Speaker
Description
There were many phase transitions during the evolution of our Universe. The electroweak phase transition and deconfinement were two of them. The electroweak phase transition happened near 100 GeV and due to Higgs mechanism the leptons, quarks and gauge bosons gained mass. The deconfinement phase transition happened near 150 MeV and quarks combined to each other, as a result baryons and mesons were created. In QCD and gluodynamics the color chromomagnetic fields $B_3$ and $B_8$ are created spontaneously at temperature $T > T_d$ higher than the deconfinement temperature $T_d$. Usual magnetic field $H$ had also been spontaneously generated because of quarks loop. The quarks possess electric and color charges, as a result magnetic and chromomagnetic fields are mixing in effective potential. These fields appear spontaneously for $T > T_d$ and they were present for temperature near critical temperature of the electroweak phase transition. For $T$ close to $T_{EW}$ the magnetic fields could change the type of the phase transition.
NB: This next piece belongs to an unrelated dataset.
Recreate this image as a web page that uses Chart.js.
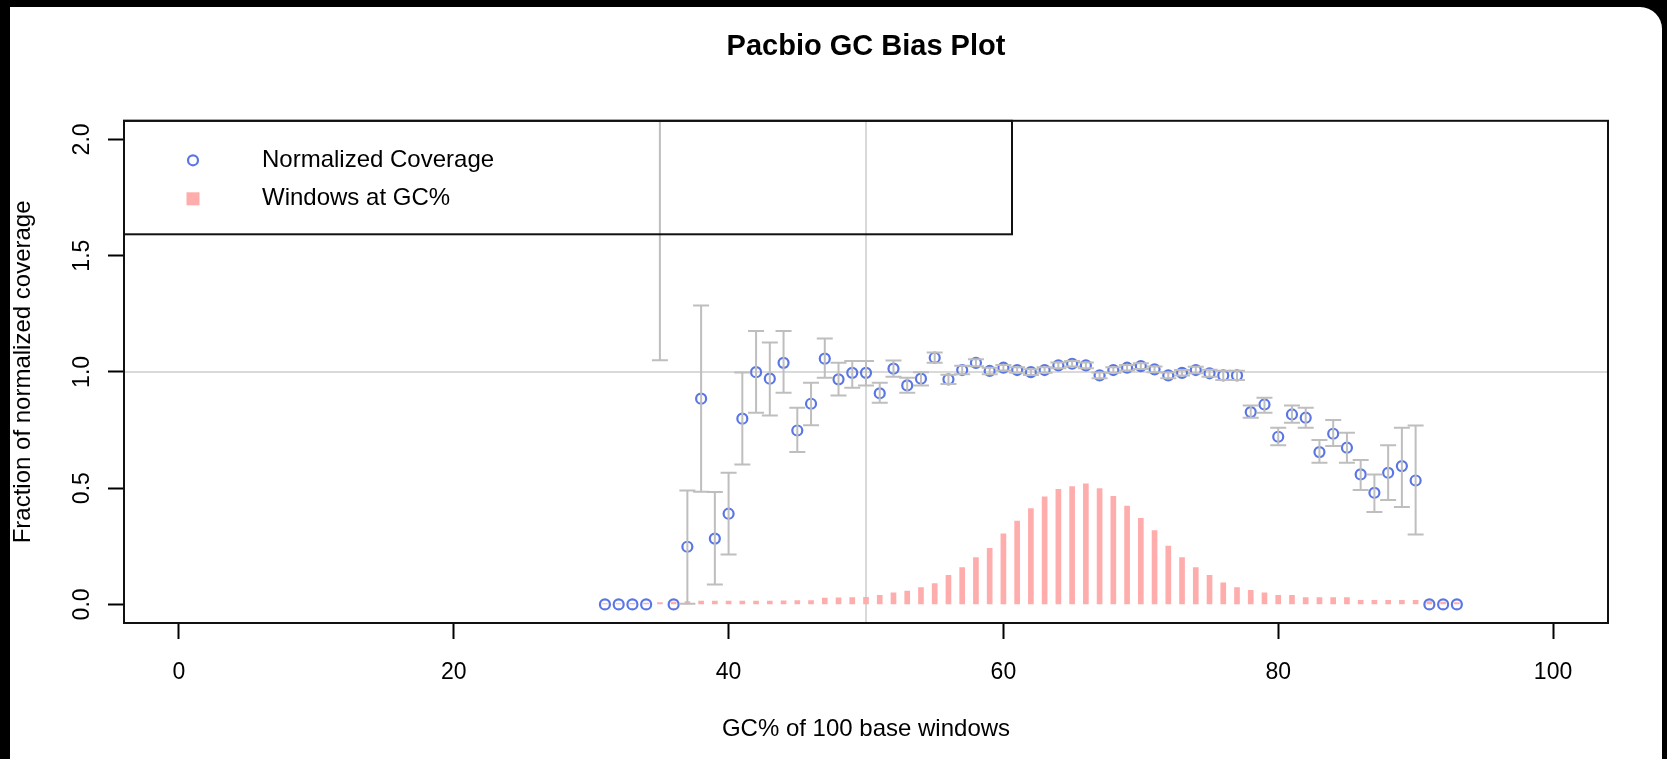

We investigate the electroweak phase transition in the Standard Model with accounting the spontaneously generated magnetic and chromomagnetic fields. As it is known, for the mass of Higgs boson greater than 75 GeV this phase transition is second order. But according to Sakharov's conditions for the formation of the baryon asymmetry of the Universe it has to be strongly first order. The spontaneously generated (chromo) magnetic fields are temperature dependent. They influence the phase transition. The strength of generated fields and the critical temperature of phase transition are also estimated.